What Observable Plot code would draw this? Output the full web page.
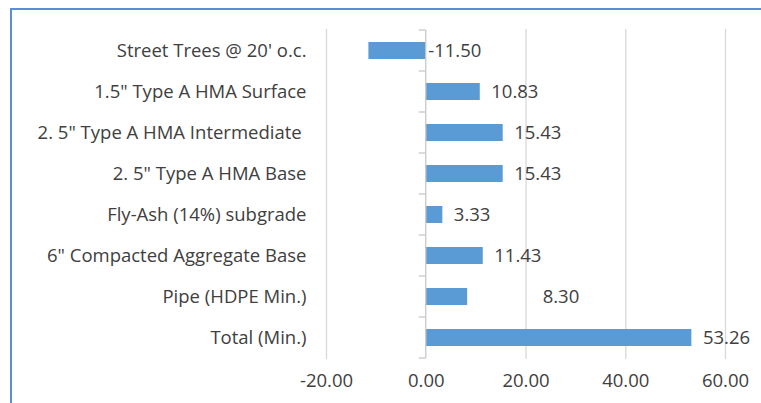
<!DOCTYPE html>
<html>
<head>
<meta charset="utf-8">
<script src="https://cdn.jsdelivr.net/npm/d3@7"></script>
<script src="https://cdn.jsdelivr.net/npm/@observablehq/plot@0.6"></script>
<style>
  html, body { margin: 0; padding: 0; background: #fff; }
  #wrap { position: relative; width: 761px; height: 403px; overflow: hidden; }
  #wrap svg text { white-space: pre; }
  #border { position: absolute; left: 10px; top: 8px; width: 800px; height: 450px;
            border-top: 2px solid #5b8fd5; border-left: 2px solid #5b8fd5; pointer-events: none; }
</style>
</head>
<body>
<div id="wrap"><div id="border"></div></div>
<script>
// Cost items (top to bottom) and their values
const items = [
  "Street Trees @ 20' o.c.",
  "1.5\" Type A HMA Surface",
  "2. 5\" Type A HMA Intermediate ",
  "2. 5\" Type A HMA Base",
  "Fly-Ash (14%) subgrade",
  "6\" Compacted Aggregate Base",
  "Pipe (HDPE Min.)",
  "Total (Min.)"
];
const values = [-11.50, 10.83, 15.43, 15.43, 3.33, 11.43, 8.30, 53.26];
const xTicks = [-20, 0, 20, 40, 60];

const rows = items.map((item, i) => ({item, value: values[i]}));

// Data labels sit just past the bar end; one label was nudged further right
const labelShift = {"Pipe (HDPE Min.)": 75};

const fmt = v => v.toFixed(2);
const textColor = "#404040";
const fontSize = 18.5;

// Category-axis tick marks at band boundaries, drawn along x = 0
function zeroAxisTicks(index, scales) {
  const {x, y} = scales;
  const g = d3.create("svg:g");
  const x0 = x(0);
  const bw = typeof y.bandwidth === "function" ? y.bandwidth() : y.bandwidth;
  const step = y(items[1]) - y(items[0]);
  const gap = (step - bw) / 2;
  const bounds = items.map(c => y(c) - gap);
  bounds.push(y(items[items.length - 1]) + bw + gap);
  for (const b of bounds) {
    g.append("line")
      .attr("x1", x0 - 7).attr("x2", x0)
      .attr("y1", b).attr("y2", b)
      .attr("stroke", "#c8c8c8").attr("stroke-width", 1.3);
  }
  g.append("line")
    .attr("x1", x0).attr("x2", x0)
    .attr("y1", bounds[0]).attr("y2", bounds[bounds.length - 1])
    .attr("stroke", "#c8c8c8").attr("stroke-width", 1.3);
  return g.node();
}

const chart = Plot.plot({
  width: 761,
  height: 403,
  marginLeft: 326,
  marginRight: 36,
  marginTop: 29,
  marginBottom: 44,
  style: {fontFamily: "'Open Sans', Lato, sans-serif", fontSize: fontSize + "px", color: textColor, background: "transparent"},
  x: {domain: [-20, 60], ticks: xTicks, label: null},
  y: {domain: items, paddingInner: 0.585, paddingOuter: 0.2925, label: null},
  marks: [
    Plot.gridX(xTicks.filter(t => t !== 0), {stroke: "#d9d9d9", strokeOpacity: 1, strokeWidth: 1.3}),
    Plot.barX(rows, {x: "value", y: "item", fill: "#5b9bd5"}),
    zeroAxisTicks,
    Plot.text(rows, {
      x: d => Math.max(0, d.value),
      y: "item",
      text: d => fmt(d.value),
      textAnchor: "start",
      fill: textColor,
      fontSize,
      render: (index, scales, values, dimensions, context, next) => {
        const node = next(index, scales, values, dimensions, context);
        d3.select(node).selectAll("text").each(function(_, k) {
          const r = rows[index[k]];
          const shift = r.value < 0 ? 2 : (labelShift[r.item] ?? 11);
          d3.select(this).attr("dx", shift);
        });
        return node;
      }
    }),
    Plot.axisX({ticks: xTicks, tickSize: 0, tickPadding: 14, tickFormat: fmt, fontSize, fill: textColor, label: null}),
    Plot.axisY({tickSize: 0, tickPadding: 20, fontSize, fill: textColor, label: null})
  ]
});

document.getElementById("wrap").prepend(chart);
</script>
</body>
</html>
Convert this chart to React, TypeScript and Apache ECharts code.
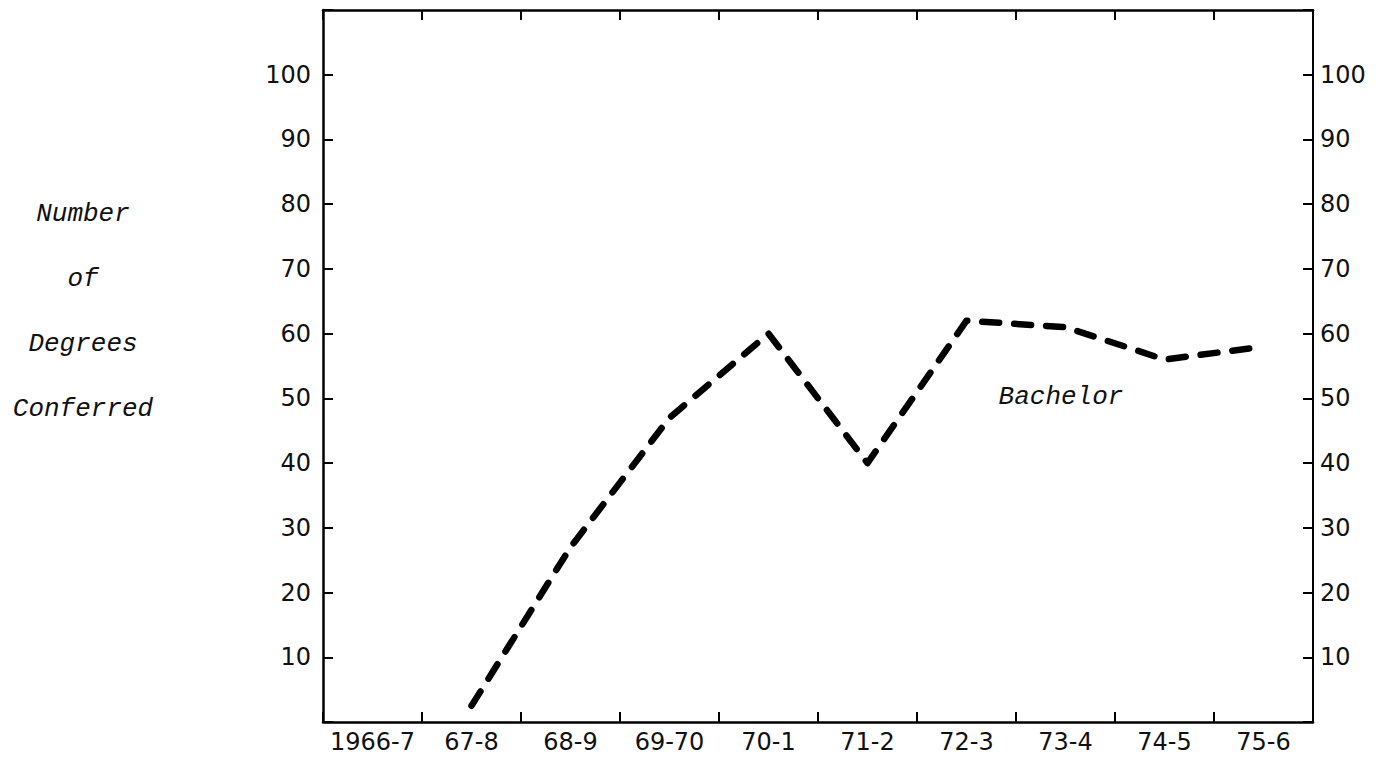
==============================
◆ Written request
From the listing, copy each line containing the word "this".

◆ Result
What Observable Plot code would draw this? Output the full web page.
          d3.select(this).attr("dx", shift);
Convert this chart to React, TypeScript and Apache ECharts code.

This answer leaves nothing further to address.